Electronic files storage growing into $2-million second centre

Wednesday, February 28th, 2007

Fusepoint’s data expands into another Harbour Centre floor

Peter Wilson

Fusepoint Managed Services is ‘the boiler room of the computer age,’ CEO George Kerns says. Photograph by : Glenn Baglo, Vancouver Sun

As visitors often note ruefully, the computer servers in Fusepoint Managed Services’ Vancouver data centre look out — unseeing — on a magnificent panorama of Burrard Inlet.

And the precious electronic files stored within the banks of computers on a top floor of downtown’s Harbour Centre are even more cosseted than Vancouver executives with a similar view.

They’re likely a lot more secure, too.

Not surprising, because this is what Fusepoint’s major clients — including Tim Hortons, the Royal Canadian Mint, Maple Leaf Foods, Mountain Equipment Co-op and Air Transat — demand for their information.

The servers inside this 5,000-sq.-ft. area sit on racks bolted to a floating steel frame built to withstand an earthquake rated at eight on the Richter scale.

Walls surrounding the computers are reinforced with steel mesh. Vibration sensors and fire-suppressant nozzles are everywhere. The climate-controlled environment is backed with four air-conditioning units with 20 tons of cooling power.

The information that flows to and from client networks is carried through data lines from three separate Internet service providers, in case one of them should go down.
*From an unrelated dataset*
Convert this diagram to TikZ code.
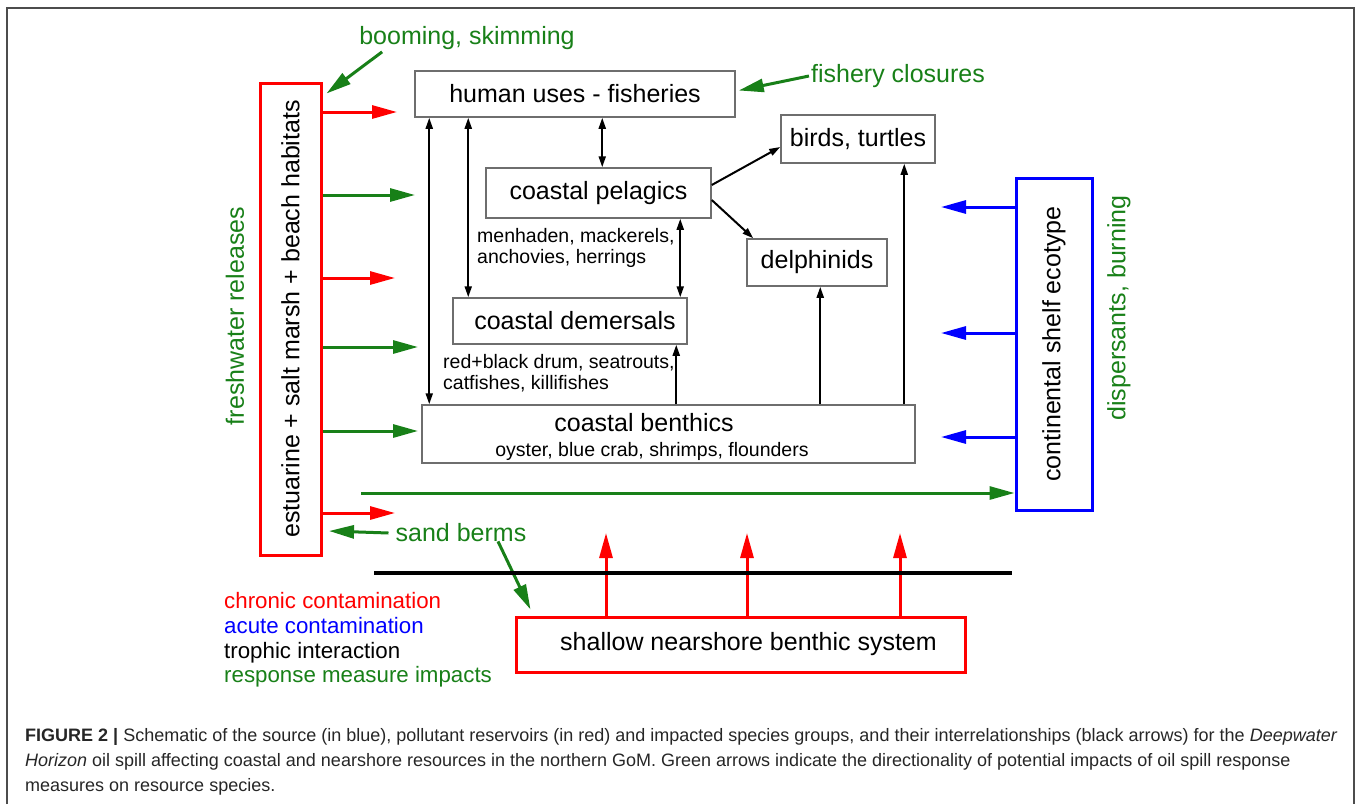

Not only are they monitored around the clock from a control centre but they never need fear they’re going to lose electricity. Fusepoint relies initially on three separate BC Hydro power feeds coming into the centre. Should these fail, it can turn to two uninterrupted power systems — one of which could use a quarter of its power to keep the centre operating for eight hours. These are backed up by a diesel generator on a nearby rooftop that has a 24-hour supply of fuel. That fuel comes from both union and non-union suppliers, in case a labour dispute might cut off the flow.

And that’s to say nothing of the security in place to keep intruders from gaining physical access or hackers from coming in through the Net.

And now privately held Fusepoint — which began its life in 2001 as a Vancouver-based company called RoundHeaven Communications — is duplicating that environment in a $2-million second data centre on another Harbour Centre floor to keep up with customer demand for its services.

“So many companies [that] came out around the 2000 and 2001 time frame went down,” said Dickson Au, co-founder of the company. “Yet we managed to survive and even thrive.”

Today Fusepoint has offices in British Columbia, headquarters in Ontario, a data centre in Montreal as well as access to available space, through partners, in Calgary and Quebec City.

This success is a result of the maturing nature of the information age, said Fusepoint’s CEO George Kerns

“As more and more things have been deployed on the Internet, people are looking for a highly secure, highly available infrastructure to operate on,” said Kerns.

Most companies, he added, don’t want to spend their money on or worrying about a data centre.

“So, we’re the boiler room of the computer age,” said Kerns. “We sweat the details”

The Vancouver operation employs 20 people out of the company’s 160 employees.

“They form the core of our technical team, and include a lot of the original people,” said Kerns, who added that Fusepoint is now competing with giants like IBM.

“There are a lot of companies out there that haven’t had a lot of options on who they deal with. And they’d like to have some alternatives.”